Haushaltslage ist ernst

12.06.2021

Die Freien Demokraten treten der Interpretation des scheidenden Kämmerers Peter Freier (CDU) entgegen, die Stadt habe eine „gute finanzielle Lage, wie sie in den vergangenen Jahrzehnten nicht gegeben war“.

FDP-Vorsitzender Oliver Stirböck meint, „in den letzten 30 Jahren hat es unter keinem Kämmerer, ob er Sozialdemokrat oder Christdemokrat war, eine nachhaltig entspannte Haushaltssituation gegeben.“ Freiers Bilanz erwecke den gefährlichen Eindruck „alles ist gut, die Lage ist aber weiter ernst“. Das faktische, strukturelle Defizit sei in den vergangenen drei Jahren „auf Anweisung der Kommunalaufsicht“ maßgeblich durch eine sehr schmerzhafte Grundsteuererhöhung  ausgeglichen worden, außerdem habe es Entlastungen durch Land und Bund gegeben. Die vor einem Jahr um 100 Punkte wieder gesenkte Grundsteuer sei kurzfristiges Spiegelbild dieser Entlastungen gewesen. Stirböck: „Sie zwingt uns jetzt zu extrem sparsamen Haushalten, um ein Drehen an der Steuerschraube langfristig zu vermeiden. Das hat einen heilsamen pädagogischen Effekt für politische Kräfte, die jeden Spielraum für neue Ausgabenphantasien nutzen wollen statt die Bürger zu entlasten“. Die Steuerstabilität werde aber kein Selbstläufer. Denn an der Schere zwischen der zu geringen Einnahmen aus Gewerbesteuer und zu hohen Kostenblöcken im Bereich der sozialen Sicherung habe sich leider im Grundsatz nicht viel geändert.

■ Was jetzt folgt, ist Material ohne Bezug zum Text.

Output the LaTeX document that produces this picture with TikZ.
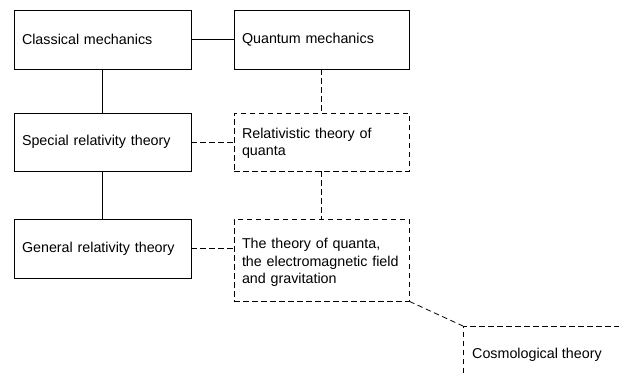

Zu erwartende Einnahmeausfälle und Ausgabensteigerungen durch die Pandemie verschärften das Problem zusätzlich. Die Freien Demokraten befürchten zudem weitere tickende Zeitbomben, etwa bei den Pensionsrückstellungen. Der Offenbacher Haushalt befinde sich daher weiter in extrem starker Schieflage. Die von Freier erwähnten Rücklagen von 78 Millionen Euro seien in seinen eigenen Planungen bis 2024 aufgebraucht. „Das ist kein beruhigendes Polster, wir sind auf einem Holzbrett gebettet“, meint Stirböck. Zurecht verweise Freier auf die großen finanziellen Herausforderungen, die auf die Stadt zukommen. „Die Stadt muss hier entschieden entgegenwirken, wir brauchen eine Ausgabennotbremse, vor allem bei den so genannten konsumtiven Ausgaben“, meint Stirböck. Das betreffe etwa Stellenbesetzungen, Standards beim Öffentlichen Nahverkehr. „Es handelt sich um wirklichen Verzicht, es wird wehtun“, meint Stirböck. Die Stadt müsse sich bei den Ausgaben noch stärker auf Zukunftsaufgaben konzentrieren und das Wünschenswerte vom Machbaren sorgsam trennen.